Formation of Mountains:
Since the world’s major mountain systems belong to the class of fold mountains, their process of formation is of great importance. While discussing the formation of fold mountains, the following points may be noted.
(i). The great mountain ranges are build of thick sequences of sedimentary rocks, which are usually highly metamorphosed in the deeper levels.
(ii). The sedimentary strata forming mountain ranges are usually folded, faulted, and intruded by igneous bodies (resulting in igneous rocks).
(iii). The mountain ranges occur in relatively narrow belts of great length on the earth’s surface.
It is generally believed that the mountains are originated from geosynclines. A ”geosyncline” may be defined as a long, relatively narrow mobile trough in which vast quantities of sediments, having a thickness of the order of 10 kilometers or more, are deposited. A geosyncline is formed at the margin of a continental mass and its bottom sinks gradually with the deposition of sediment. The width of a geosyncline varies from a few tens of kilometers to hundreds of kilometers and its length is usually more than 1000 kilometers. A geosyncline can be subdivided into two parts: (i) miogeosyncline, and (ii) eugeosyncline. An inner belt closer to the continental platform is called miogeeosyncline. it contains lesser thickness of sediments. The ”eugeosyncline” on the other hand, is the outer belt, which lie closer to an ocean basin. It contains a greater thickness of sediments.
After the accumulation of great thickness of sediments, horizontal forces from the seaward side of the geosyncline begin to compress the sediments. As a result, the sediments are folded and deformed, and a mountain system with a complex structure is formed. In this process of mountain building, which involves thickening and shortening of the earth’s crust, much of the sediments is also pushed deeper into the earth. Roots of mountains are formed in this way. The deeply buried sediments melt and produce magma. This magma moves upward and intrudes on the overlying sediments. The batholiths thus formed metamorphose the sediments intruded. In this way, a complex mountain system containing folded and faulted sedimentary rocks surrounding a core of igneous intrusions and metamorphic rocks are formed.
Although the geosynclinal concept of mountain building has many merits, it fails to answer the two vital questions: (i) what produced the subsidence in the geosyncline and (ii) why did the force come from the sea to squeeze the sediments.

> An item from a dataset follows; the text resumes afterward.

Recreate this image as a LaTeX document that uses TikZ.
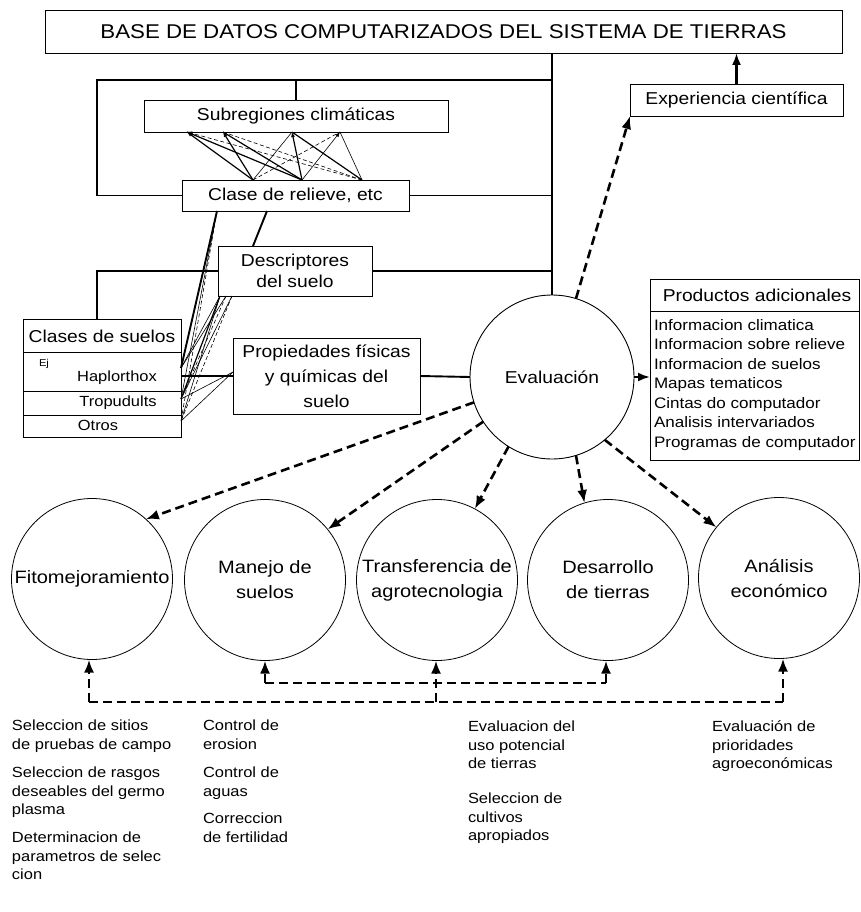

The mechanism of mountain building has nicely been explained by the ”plate tectonics theory”.
Role of tectonic movement in mountain building:
The earth’s crust is cracked into plates, and these plates are drifting either apart, or toward one another, or transversely. At some regions of tectonic movement, the earth’s crust is spreading, while at others it is squeezing. This movement is called ”plate tectonic movement”. According to the plate tectonic theory, fold mountains are formed by the movement and collisions of large plates that make up the earth’s crust. These plates are usaully very large in size and carry whole continents. The process of formation of fold mountains may be summarized as follow;
(1). A plate with a continent at the leading edge converge toward another plate carrying a continent but having an oceanic crust at the leading edges.
(2). In the early stage, plate convergence causes subduction of the oceanic crust. Then collision of continents takes place because the continental crust being buoyant can not be subducted.
(3) The collision of continents leads to the deformation and squeezing of the geosynclinal sediments which produce a mountain range and thickened continental crust. Subduction and partial melting of the oceanic crust initiate igneous activity. Numerous batholiths, which are intruded, metamorphose the adjacent sediments.
(4). Since the continents can not undergo subduction, the plate motion may stop altogether. Then the plate may fracture and a new subduction zone may be started at another place.
(5). An extinct subduction zone may now appear as a mountain belt within a continent. the Himalayas and the Ural Mountains are examples of such extinct subduction zones.